— Job —
Pictures aside, quote the whole listing exactly.

*** Data lines ***

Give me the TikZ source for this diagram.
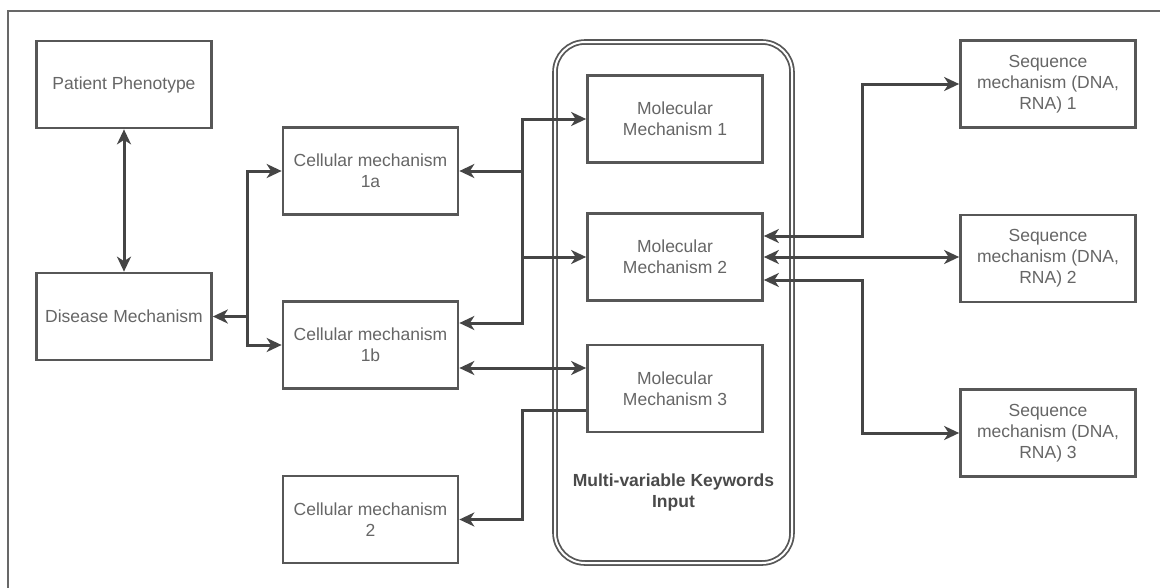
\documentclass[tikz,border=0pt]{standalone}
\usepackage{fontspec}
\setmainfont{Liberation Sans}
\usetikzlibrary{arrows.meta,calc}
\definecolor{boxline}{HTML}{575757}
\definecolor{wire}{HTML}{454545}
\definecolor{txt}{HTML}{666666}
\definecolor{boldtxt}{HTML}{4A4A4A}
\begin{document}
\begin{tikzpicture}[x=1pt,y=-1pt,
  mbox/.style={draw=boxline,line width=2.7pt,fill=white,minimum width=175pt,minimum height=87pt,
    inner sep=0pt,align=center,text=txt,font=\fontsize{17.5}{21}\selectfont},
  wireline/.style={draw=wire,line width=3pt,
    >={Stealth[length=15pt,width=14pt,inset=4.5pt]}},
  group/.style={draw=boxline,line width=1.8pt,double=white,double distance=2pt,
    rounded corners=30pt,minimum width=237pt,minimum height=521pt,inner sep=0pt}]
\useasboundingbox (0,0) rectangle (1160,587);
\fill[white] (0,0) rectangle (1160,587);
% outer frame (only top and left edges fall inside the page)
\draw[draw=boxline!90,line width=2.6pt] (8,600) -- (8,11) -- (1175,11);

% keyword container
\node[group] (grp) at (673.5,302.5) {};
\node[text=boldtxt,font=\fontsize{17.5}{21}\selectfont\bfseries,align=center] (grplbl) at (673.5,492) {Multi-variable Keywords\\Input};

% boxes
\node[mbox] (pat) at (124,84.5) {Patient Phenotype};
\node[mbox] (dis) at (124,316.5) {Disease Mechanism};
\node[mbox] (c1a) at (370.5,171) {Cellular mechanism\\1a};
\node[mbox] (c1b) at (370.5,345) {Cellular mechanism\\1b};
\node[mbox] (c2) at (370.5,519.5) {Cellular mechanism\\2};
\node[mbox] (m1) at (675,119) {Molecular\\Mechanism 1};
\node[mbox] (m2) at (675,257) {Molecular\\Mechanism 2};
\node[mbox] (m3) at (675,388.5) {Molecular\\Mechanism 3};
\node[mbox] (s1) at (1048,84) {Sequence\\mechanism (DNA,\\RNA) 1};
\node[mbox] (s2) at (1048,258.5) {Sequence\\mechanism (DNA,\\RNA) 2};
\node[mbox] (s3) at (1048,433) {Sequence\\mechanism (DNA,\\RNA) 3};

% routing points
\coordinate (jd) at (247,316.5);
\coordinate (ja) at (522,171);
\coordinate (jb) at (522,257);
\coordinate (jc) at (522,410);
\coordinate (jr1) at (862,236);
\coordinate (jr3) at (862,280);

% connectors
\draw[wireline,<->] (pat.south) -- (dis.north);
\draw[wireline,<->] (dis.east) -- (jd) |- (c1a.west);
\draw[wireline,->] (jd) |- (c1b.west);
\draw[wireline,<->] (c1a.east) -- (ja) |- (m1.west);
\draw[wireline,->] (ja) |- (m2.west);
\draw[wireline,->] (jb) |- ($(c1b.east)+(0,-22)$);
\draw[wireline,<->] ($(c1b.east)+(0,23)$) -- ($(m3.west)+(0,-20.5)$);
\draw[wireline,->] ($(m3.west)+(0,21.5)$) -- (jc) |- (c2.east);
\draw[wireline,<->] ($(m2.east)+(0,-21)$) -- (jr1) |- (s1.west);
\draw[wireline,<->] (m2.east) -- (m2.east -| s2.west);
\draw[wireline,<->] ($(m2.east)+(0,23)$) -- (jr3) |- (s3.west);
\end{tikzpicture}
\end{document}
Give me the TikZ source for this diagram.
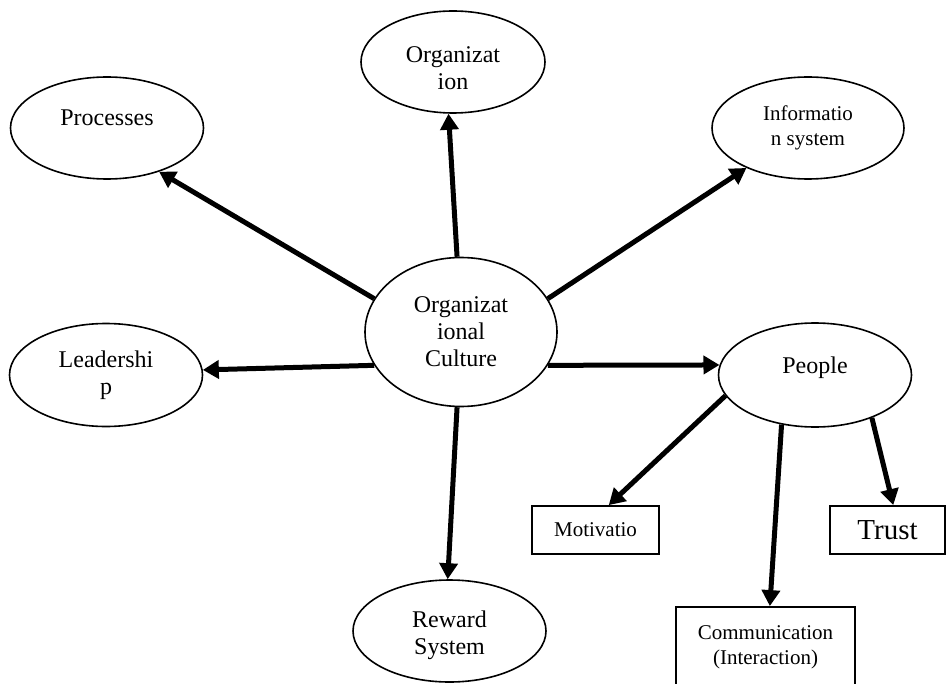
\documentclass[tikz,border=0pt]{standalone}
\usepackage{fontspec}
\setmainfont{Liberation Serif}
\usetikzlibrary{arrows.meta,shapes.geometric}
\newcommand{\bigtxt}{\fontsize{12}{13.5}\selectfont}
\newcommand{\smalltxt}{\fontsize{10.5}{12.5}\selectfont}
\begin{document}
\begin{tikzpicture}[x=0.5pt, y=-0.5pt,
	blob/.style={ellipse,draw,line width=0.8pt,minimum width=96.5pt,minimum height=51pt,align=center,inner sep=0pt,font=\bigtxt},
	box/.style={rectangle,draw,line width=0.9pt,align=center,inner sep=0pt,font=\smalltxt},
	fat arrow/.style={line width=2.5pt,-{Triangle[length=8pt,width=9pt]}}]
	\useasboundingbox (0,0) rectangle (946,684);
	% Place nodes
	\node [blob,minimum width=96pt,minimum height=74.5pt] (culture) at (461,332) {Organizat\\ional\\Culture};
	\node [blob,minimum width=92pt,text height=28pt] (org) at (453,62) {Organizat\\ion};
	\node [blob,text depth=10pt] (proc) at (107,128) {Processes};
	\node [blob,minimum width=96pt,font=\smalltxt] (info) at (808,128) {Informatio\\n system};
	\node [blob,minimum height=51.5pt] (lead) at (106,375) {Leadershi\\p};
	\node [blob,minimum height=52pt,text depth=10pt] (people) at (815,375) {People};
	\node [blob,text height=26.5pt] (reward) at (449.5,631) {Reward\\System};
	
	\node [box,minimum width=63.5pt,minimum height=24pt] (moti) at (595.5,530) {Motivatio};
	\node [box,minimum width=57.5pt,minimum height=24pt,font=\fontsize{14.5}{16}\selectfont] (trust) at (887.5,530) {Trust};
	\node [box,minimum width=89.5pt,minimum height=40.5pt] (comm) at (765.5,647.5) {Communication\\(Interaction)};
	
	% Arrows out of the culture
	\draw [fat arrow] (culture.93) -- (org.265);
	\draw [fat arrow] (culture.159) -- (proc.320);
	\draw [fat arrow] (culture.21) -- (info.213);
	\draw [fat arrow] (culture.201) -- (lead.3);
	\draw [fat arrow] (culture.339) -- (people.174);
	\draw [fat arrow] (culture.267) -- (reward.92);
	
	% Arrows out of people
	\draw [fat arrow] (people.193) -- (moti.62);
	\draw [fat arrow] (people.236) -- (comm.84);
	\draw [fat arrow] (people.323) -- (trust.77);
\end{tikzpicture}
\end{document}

***

— Task answer —
Give me the TikZ source for this diagram.
\documentclass[tikz,border=0pt]{standalone}
\usepackage{fontspec}
\setmainfont{Liberation Sans}
\usetikzlibrary{arrows.meta,calc}
\definecolor{boxline}{HTML}{575757}
\definecolor{wire}{HTML}{454545}
\definecolor{txt}{HTML}{666666}
\definecolor{boldtxt}{HTML}{4A4A4A}
\begin{document}
\begin{tikzpicture}[x=1pt,y=-1pt,
  mbox/.style={draw=boxline,line width=2.7pt,fill=white,minimum width=175pt,minimum height=87pt,
    inner sep=0pt,align=center,text=txt,font=\fontsize{17.5}{21}\selectfont},
  wireline/.style={draw=wire,line width=3pt,
    >={Stealth[length=15pt,width=14pt,inset=4.5pt]}},
  group/.style={draw=boxline,line width=1.8pt,double=white,double distance=2pt,
    rounded corners=30pt,minimum width=237pt,minimum height=521pt,inner sep=0pt}]
\useasboundingbox (0,0) rectangle (1160,587);
\fill[white] (0,0) rectangle (1160,587);
% outer frame (only top and left edges fall inside the page)
\draw[draw=boxline!90,line width=2.6pt] (8,600) -- (8,11) -- (1175,11);

% keyword container
\node[group] (grp) at (673.5,302.5) {};
\node[text=boldtxt,font=\fontsize{17.5}{21}\selectfont\bfseries,align=center] (grplbl) at (673.5,492) {Multi-variable Keywords\\Input};

% boxes
\node[mbox] (pat) at (124,84.5) {Patient Phenotype};
\node[mbox] (dis) at (124,316.5) {Disease Mechanism};
\node[mbox] (c1a) at (370.5,171) {Cellular mechanism\\1a};
\node[mbox] (c1b) at (370.5,345) {Cellular mechanism\\1b};
\node[mbox] (c2) at (370.5,519.5) {Cellular mechanism\\2};
\node[mbox] (m1) at (675,119) {Molecular\\Mechanism 1};
\node[mbox] (m2) at (675,257) {Molecular\\Mechanism 2};
\node[mbox] (m3) at (675,388.5) {Molecular\\Mechanism 3};
\node[mbox] (s1) at (1048,84) {Sequence\\mechanism (DNA,\\RNA) 1};
\node[mbox] (s2) at (1048,258.5) {Sequence\\mechanism (DNA,\\RNA) 2};
\node[mbox] (s3) at (1048,433) {Sequence\\mechanism (DNA,\\RNA) 3};

% routing points
\coordinate (jd) at (247,316.5);
\coordinate (ja) at (522,171);
\coordinate (jb) at (522,257);
\coordinate (jc) at (522,410);
\coordinate (jr1) at (862,236);
\coordinate (jr3) at (862,280);

% connectors
\draw[wireline,<->] (pat.south) -- (dis.north);
\draw[wireline,<->] (dis.east) -- (jd) |- (c1a.west);
\draw[wireline,->] (jd) |- (c1b.west);
\draw[wireline,<->] (c1a.east) -- (ja) |- (m1.west);
\draw[wireline,->] (ja) |- (m2.west);
\draw[wireline,->] (jb) |- ($(c1b.east)+(0,-22)$);
\draw[wireline,<->] ($(c1b.east)+(0,23)$) -- ($(m3.west)+(0,-20.5)$);
\draw[wireline,->] ($(m3.west)+(0,21.5)$) -- (jc) |- (c2.east);
\draw[wireline,<->] ($(m2.east)+(0,-21)$) -- (jr1) |- (s1.west);
\draw[wireline,<->] (m2.east) -- (m2.east -| s2.west);
\draw[wireline,<->] ($(m2.east)+(0,23)$) -- (jr3) |- (s3.west);
\end{tikzpicture}
\end{document}
Give me the TikZ source for this diagram.
\documentclass[tikz,border=0pt]{standalone}
\usepackage{fontspec}
\setmainfont{Liberation Serif}
\usetikzlibrary{arrows.meta,shapes.geometric}
\newcommand{\bigtxt}{\fontsize{12}{13.5}\selectfont}
\newcommand{\smalltxt}{\fontsize{10.5}{12.5}\selectfont}
\begin{document}
\begin{tikzpicture}[x=0.5pt, y=-0.5pt,
	blob/.style={ellipse,draw,line width=0.8pt,minimum width=96.5pt,minimum height=51pt,align=center,inner sep=0pt,font=\bigtxt},
	box/.style={rectangle,draw,line width=0.9pt,align=center,inner sep=0pt,font=\smalltxt},
	fat arrow/.style={line width=2.5pt,-{Triangle[length=8pt,width=9pt]}}]
	\useasboundingbox (0,0) rectangle (946,684);
	% Place nodes
	\node [blob,minimum width=96pt,minimum height=74.5pt] (culture) at (461,332) {Organizat\\ional\\Culture};
	\node [blob,minimum width=92pt,text height=28pt] (org) at (453,62) {Organizat\\ion};
	\node [blob,text depth=10pt] (proc) at (107,128) {Processes};
	\node [blob,minimum width=96pt,font=\smalltxt] (info) at (808,128) {Informatio\\n system};
	\node [blob,minimum height=51.5pt] (lead) at (106,375) {Leadershi\\p};
	\node [blob,minimum height=52pt,text depth=10pt] (people) at (815,375) {People};
	\node [blob,text height=26.5pt] (reward) at (449.5,631) {Reward\\System};
	
	\node [box,minimum width=63.5pt,minimum height=24pt] (moti) at (595.5,530) {Motivatio};
	\node [box,minimum width=57.5pt,minimum height=24pt,font=\fontsize{14.5}{16}\selectfont] (trust) at (887.5,530) {Trust};
	\node [box,minimum width=89.5pt,minimum height=40.5pt] (comm) at (765.5,647.5) {Communication\\(Interaction)};
	
	% Arrows out of the culture
	\draw [fat arrow] (culture.93) -- (org.265);
	\draw [fat arrow] (culture.159) -- (proc.320);
	\draw [fat arrow] (culture.21) -- (info.213);
	\draw [fat arrow] (culture.201) -- (lead.3);
	\draw [fat arrow] (culture.339) -- (people.174);
	\draw [fat arrow] (culture.267) -- (reward.92);
	
	% Arrows out of people
	\draw [fat arrow] (people.193) -- (moti.62);
	\draw [fat arrow] (people.236) -- (comm.84);
	\draw [fat arrow] (people.323) -- (trust.77);
\end{tikzpicture}
\end{document}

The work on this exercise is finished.